» REQUIRED TASK: Extract the full listing verbatim and drop any pictures from your copy.
* start DATA EXCERPT *
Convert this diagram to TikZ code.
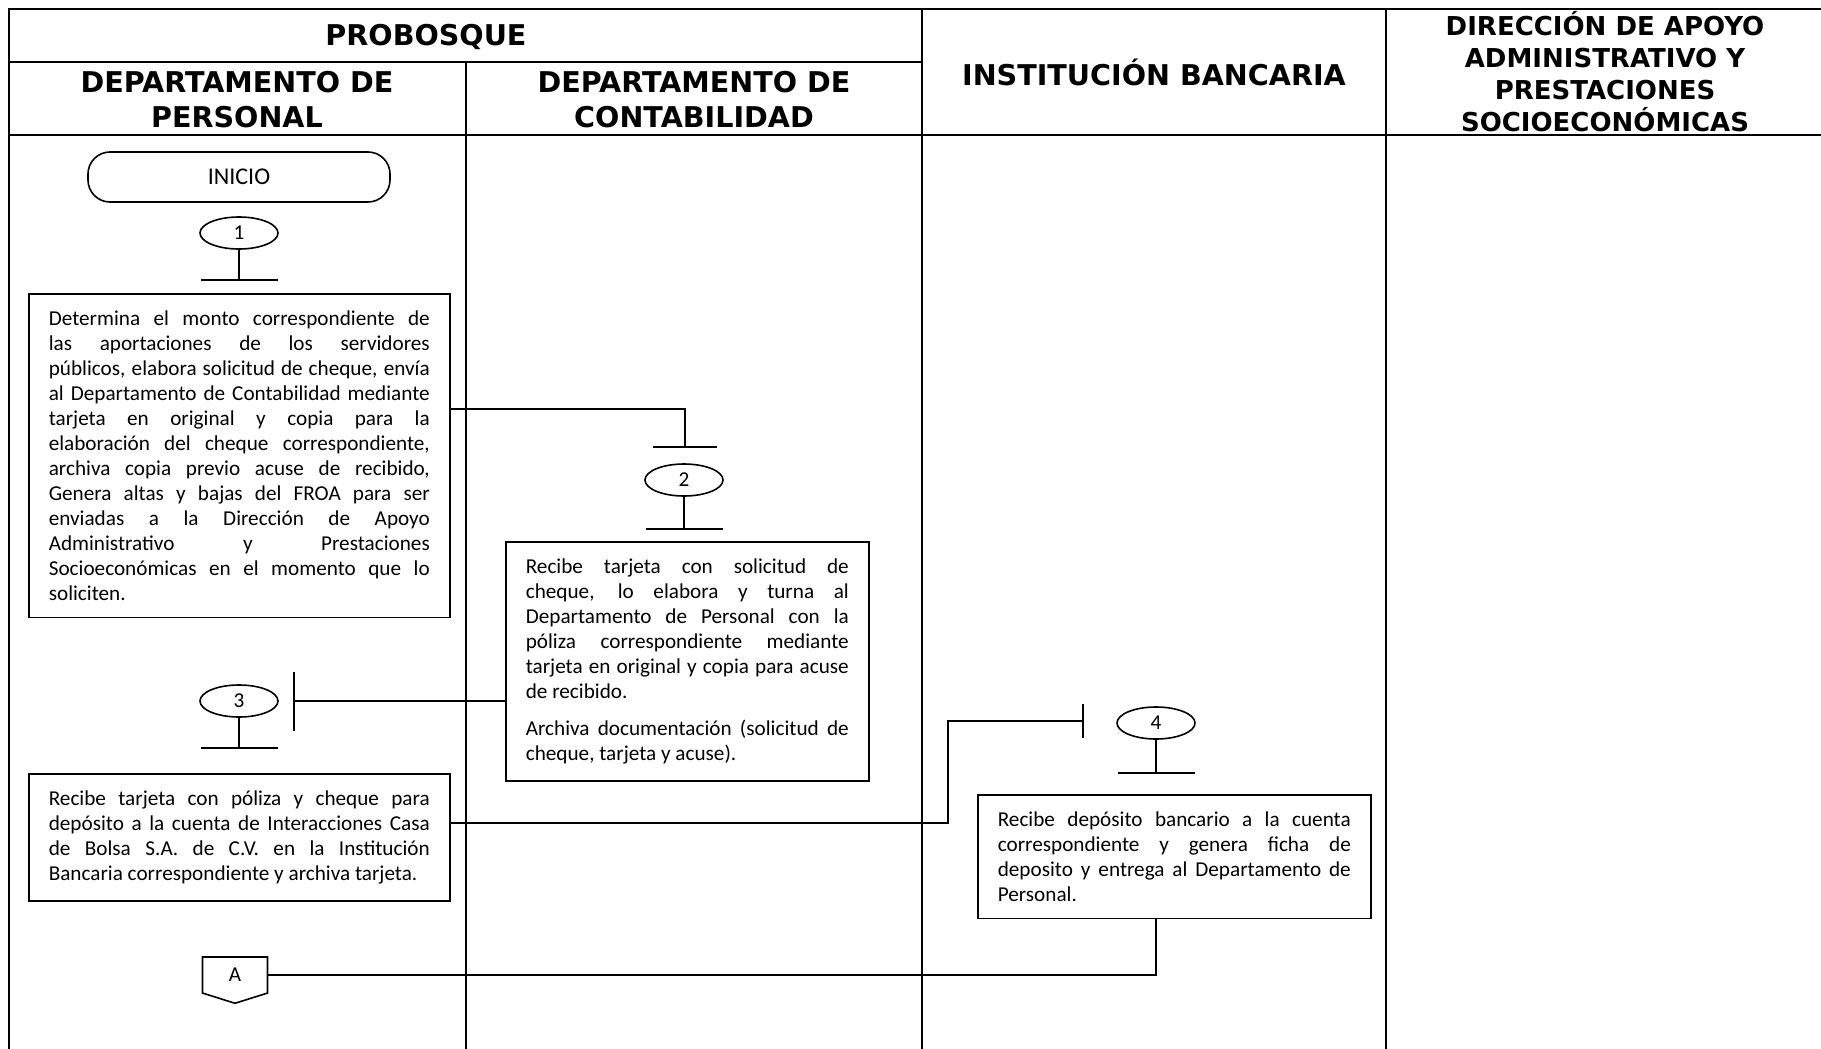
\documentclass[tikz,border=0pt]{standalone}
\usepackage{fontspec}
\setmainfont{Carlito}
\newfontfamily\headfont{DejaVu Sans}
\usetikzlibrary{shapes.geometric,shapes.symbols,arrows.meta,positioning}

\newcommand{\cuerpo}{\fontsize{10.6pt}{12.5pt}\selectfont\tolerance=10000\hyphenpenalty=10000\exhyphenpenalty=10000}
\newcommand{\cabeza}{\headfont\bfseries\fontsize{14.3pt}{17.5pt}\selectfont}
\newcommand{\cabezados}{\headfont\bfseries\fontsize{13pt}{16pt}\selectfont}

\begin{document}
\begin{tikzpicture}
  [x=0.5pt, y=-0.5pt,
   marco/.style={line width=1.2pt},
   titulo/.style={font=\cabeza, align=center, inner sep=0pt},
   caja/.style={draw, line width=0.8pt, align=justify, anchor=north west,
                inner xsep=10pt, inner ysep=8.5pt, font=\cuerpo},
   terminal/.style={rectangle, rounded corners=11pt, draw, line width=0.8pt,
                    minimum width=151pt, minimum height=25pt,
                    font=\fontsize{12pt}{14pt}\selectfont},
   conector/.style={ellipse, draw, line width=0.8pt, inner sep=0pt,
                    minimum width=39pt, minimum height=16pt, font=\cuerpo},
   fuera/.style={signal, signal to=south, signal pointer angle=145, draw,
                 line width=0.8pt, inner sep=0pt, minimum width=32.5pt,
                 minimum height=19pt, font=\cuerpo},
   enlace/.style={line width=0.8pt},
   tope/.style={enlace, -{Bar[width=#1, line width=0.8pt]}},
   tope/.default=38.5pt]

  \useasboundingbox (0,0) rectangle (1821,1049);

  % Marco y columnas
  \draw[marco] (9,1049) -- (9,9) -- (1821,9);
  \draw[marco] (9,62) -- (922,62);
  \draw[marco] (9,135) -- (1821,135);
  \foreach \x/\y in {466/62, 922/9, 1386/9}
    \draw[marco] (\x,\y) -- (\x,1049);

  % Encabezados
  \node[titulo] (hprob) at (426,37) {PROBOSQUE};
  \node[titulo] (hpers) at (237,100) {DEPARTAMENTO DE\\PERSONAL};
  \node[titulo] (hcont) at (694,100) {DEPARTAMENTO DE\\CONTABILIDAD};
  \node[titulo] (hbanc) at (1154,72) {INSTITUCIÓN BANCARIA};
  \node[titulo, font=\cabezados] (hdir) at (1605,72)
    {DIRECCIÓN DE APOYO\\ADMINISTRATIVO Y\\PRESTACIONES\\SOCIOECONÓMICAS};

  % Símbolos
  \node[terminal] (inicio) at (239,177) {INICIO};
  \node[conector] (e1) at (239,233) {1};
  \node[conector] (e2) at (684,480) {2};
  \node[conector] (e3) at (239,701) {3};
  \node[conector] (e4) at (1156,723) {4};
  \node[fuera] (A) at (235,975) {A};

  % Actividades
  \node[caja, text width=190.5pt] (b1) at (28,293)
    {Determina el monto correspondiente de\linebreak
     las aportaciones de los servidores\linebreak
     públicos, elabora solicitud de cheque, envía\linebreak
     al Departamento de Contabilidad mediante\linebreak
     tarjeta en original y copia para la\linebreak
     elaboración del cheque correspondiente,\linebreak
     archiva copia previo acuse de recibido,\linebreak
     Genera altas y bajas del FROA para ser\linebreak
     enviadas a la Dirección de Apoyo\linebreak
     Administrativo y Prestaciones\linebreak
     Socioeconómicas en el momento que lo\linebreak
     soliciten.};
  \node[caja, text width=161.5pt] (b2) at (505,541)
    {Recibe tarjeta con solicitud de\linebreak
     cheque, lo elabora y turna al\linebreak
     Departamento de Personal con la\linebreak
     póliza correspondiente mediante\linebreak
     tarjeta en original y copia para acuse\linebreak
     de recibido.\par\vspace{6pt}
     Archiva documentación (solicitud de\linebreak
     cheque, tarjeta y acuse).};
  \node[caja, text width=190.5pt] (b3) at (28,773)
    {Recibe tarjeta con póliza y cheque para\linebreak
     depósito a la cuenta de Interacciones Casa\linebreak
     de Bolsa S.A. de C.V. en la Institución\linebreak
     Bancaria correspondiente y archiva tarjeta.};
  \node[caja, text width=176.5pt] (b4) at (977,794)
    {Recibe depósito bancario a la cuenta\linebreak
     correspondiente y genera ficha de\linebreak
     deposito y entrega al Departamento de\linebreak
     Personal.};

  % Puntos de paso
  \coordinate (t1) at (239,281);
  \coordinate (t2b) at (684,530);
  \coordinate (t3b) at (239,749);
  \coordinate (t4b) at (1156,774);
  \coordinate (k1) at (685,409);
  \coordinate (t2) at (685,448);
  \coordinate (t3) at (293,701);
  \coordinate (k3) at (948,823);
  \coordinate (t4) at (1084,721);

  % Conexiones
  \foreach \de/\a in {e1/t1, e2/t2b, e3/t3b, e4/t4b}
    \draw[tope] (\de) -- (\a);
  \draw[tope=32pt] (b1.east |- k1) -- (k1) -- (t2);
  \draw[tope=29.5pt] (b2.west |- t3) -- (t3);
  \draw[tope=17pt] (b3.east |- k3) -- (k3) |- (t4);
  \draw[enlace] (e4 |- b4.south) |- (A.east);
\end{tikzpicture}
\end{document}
* end DATA EXCERPT *
» REPLY TO THE EXERCISE:
Convert this diagram to TikZ code.
\documentclass[tikz,border=0pt]{standalone}
\usepackage{fontspec}
\setmainfont{Carlito}
\newfontfamily\headfont{DejaVu Sans}
\usetikzlibrary{shapes.geometric,shapes.symbols,arrows.meta,positioning}

\newcommand{\cuerpo}{\fontsize{10.6pt}{12.5pt}\selectfont\tolerance=10000\hyphenpenalty=10000\exhyphenpenalty=10000}
\newcommand{\cabeza}{\headfont\bfseries\fontsize{14.3pt}{17.5pt}\selectfont}
\newcommand{\cabezados}{\headfont\bfseries\fontsize{13pt}{16pt}\selectfont}

\begin{document}
\begin{tikzpicture}
  [x=0.5pt, y=-0.5pt,
   marco/.style={line width=1.2pt},
   titulo/.style={font=\cabeza, align=center, inner sep=0pt},
   caja/.style={draw, line width=0.8pt, align=justify, anchor=north west,
                inner xsep=10pt, inner ysep=8.5pt, font=\cuerpo},
   terminal/.style={rectangle, rounded corners=11pt, draw, line width=0.8pt,
                    minimum width=151pt, minimum height=25pt,
                    font=\fontsize{12pt}{14pt}\selectfont},
   conector/.style={ellipse, draw, line width=0.8pt, inner sep=0pt,
                    minimum width=39pt, minimum height=16pt, font=\cuerpo},
   fuera/.style={signal, signal to=south, signal pointer angle=145, draw,
                 line width=0.8pt, inner sep=0pt, minimum width=32.5pt,
                 minimum height=19pt, font=\cuerpo},
   enlace/.style={line width=0.8pt},
   tope/.style={enlace, -{Bar[width=#1, line width=0.8pt]}},
   tope/.default=38.5pt]

  \useasboundingbox (0,0) rectangle (1821,1049);

  % Marco y columnas
  \draw[marco] (9,1049) -- (9,9) -- (1821,9);
  \draw[marco] (9,62) -- (922,62);
  \draw[marco] (9,135) -- (1821,135);
  \foreach \x/\y in {466/62, 922/9, 1386/9}
    \draw[marco] (\x,\y) -- (\x,1049);

  % Encabezados
  \node[titulo] (hprob) at (426,37) {PROBOSQUE};
  \node[titulo] (hpers) at (237,100) {DEPARTAMENTO DE\\PERSONAL};
  \node[titulo] (hcont) at (694,100) {DEPARTAMENTO DE\\CONTABILIDAD};
  \node[titulo] (hbanc) at (1154,72) {INSTITUCIÓN BANCARIA};
  \node[titulo, font=\cabezados] (hdir) at (1605,72)
    {DIRECCIÓN DE APOYO\\ADMINISTRATIVO Y\\PRESTACIONES\\SOCIOECONÓMICAS};

  % Símbolos
  \node[terminal] (inicio) at (239,177) {INICIO};
  \node[conector] (e1) at (239,233) {1};
  \node[conector] (e2) at (684,480) {2};
  \node[conector] (e3) at (239,701) {3};
  \node[conector] (e4) at (1156,723) {4};
  \node[fuera] (A) at (235,975) {A};

  % Actividades
  \node[caja, text width=190.5pt] (b1) at (28,293)
    {Determina el monto correspondiente de\linebreak
     las aportaciones de los servidores\linebreak
     públicos, elabora solicitud de cheque, envía\linebreak
     al Departamento de Contabilidad mediante\linebreak
     tarjeta en original y copia para la\linebreak
     elaboración del cheque correspondiente,\linebreak
     archiva copia previo acuse de recibido,\linebreak
     Genera altas y bajas del FROA para ser\linebreak
     enviadas a la Dirección de Apoyo\linebreak
     Administrativo y Prestaciones\linebreak
     Socioeconómicas en el momento que lo\linebreak
     soliciten.};
  \node[caja, text width=161.5pt] (b2) at (505,541)
    {Recibe tarjeta con solicitud de\linebreak
     cheque, lo elabora y turna al\linebreak
     Departamento de Personal con la\linebreak
     póliza correspondiente mediante\linebreak
     tarjeta en original y copia para acuse\linebreak
     de recibido.\par\vspace{6pt}
     Archiva documentación (solicitud de\linebreak
     cheque, tarjeta y acuse).};
  \node[caja, text width=190.5pt] (b3) at (28,773)
    {Recibe tarjeta con póliza y cheque para\linebreak
     depósito a la cuenta de Interacciones Casa\linebreak
     de Bolsa S.A. de C.V. en la Institución\linebreak
     Bancaria correspondiente y archiva tarjeta.};
  \node[caja, text width=176.5pt] (b4) at (977,794)
    {Recibe depósito bancario a la cuenta\linebreak
     correspondiente y genera ficha de\linebreak
     deposito y entrega al Departamento de\linebreak
     Personal.};

  % Puntos de paso
  \coordinate (t1) at (239,281);
  \coordinate (t2b) at (684,530);
  \coordinate (t3b) at (239,749);
  \coordinate (t4b) at (1156,774);
  \coordinate (k1) at (685,409);
  \coordinate (t2) at (685,448);
  \coordinate (t3) at (293,701);
  \coordinate (k3) at (948,823);
  \coordinate (t4) at (1084,721);

  % Conexiones
  \foreach \de/\a in {e1/t1, e2/t2b, e3/t3b, e4/t4b}
    \draw[tope] (\de) -- (\a);
  \draw[tope=32pt] (b1.east |- k1) -- (k1) -- (t2);
  \draw[tope=29.5pt] (b2.west |- t3) -- (t3);
  \draw[tope=17pt] (b3.east |- k3) -- (k3) |- (t4);
  \draw[enlace] (e4 |- b4.south) |- (A.east);
\end{tikzpicture}
\end{document}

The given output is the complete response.